I have only worked at Ecols for two months. I have co-workers who worked with this man for much longer, have cared for him much longer, and are hurting right now. I think we all have a sense of relief--some, perhaps, because the load has been lightened considerably, but for the most part, just to know that this man's suffering is finally over. He's been at Death's door about six times over the course of two years. People had been told about six times over the course of two years that he probably only had a couple of days to a couple of weeks to live. But like the Eveready bunny, he just kept on going. Until last Friday.
So the challenge for me, is the memorial service tomorrow. People, I used to cry when the Hallmark commercials would be on the TV. I have hair-trigger tear ducts. I can cry if I'm happy or I can cry if I'm sad. It really doesn't matter which. And I HATE to cry. I don't cry pretty.
I cry easily, but not pretty. I don't cry delicately or softly. I have a choice between sobbing and snotting, or contorting my face while trying to discretely bite my tongue (best thing to deter tears, that and pressing your tongue firmly into the roof of your mouth. Try it, you'll be amazed). Do I, the new-hire, wish to carry on and make a spectacle of myself? About as much as I want to go on a date with Steven Segal.
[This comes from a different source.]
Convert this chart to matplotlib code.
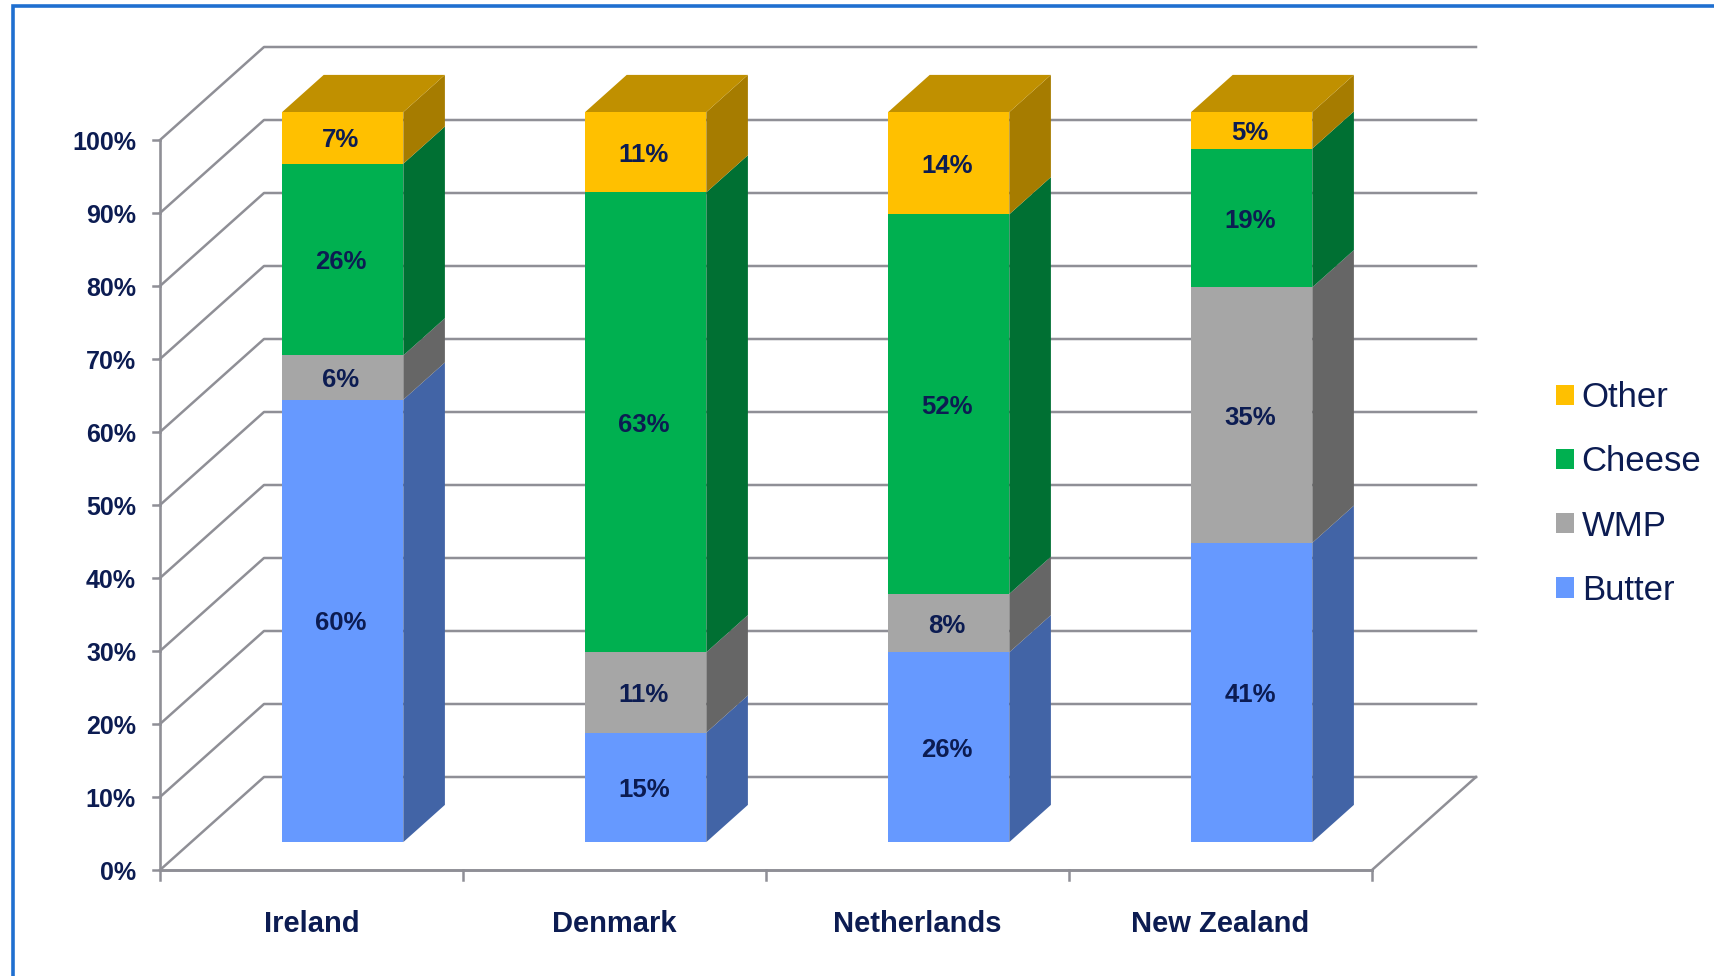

I have a hormone imbalance. Must be. Menopause? Not yet. The Crying Game has been going on for YEARS, far too many years. I deal with it by avoiding situations that will trigger it. So I always leave the room at the end of a sad movie, discretely busy myself with some domestic chore during tragic newscasts, and as for those commercials, I have to endure Miranda drawing attention to me by calling loudly, "MOM, ARE YOU ALL RIGHT?" And Mick bellowing, "What, ARE YOU CRYING? LOOK, MOM'S CRYING!" Oh, the crosses I have to bear. The crap I have to put up with.
So I have no choice in this whole memorial thing. I have to go. Because I have a couple of individuals to support. These two people have been house mates of the hospice man for YEARS! And my supervisor wants them to go because they need closure. And she's right. Although I'd rather go to a church service where people speak in tongues and praise the lord while going into ecstatic convulsions or attend an Amway convention or go to a strip club, all in the name of supporting one of our individuals. I wasn't offered multiple choices.
So I have to suck it up. Do my job. Stop thinking about myself. Try that some time. And then you'll realize that we think about ourselves ALL the time. Or most of us. Some of us are saintly, but not most of us.
My comfort is that my co-worker, the one who is hurting the worst over this man's death, REALLY DOES NOTwant to go to the memorial either. She's absolutely dreading it. And as we all know, misery loves company. So our plan is to sit together with our two individuals, toward the back, hopefully. And we are going to pray for behaviors. That's a euphemism for out of control agitation. It can include screaming, scratching, head-pounding, but is not limited to those behaviors. We've been told that we can leave if there are behaviors. I promise we won't pinch our people, but selfishly, we'd be grateful for a good showing of agitation.
It's not all about me. I do know that. This situation has brought that into clear focus. So I will do my job and suck it up. And I won't forget the Kleenex.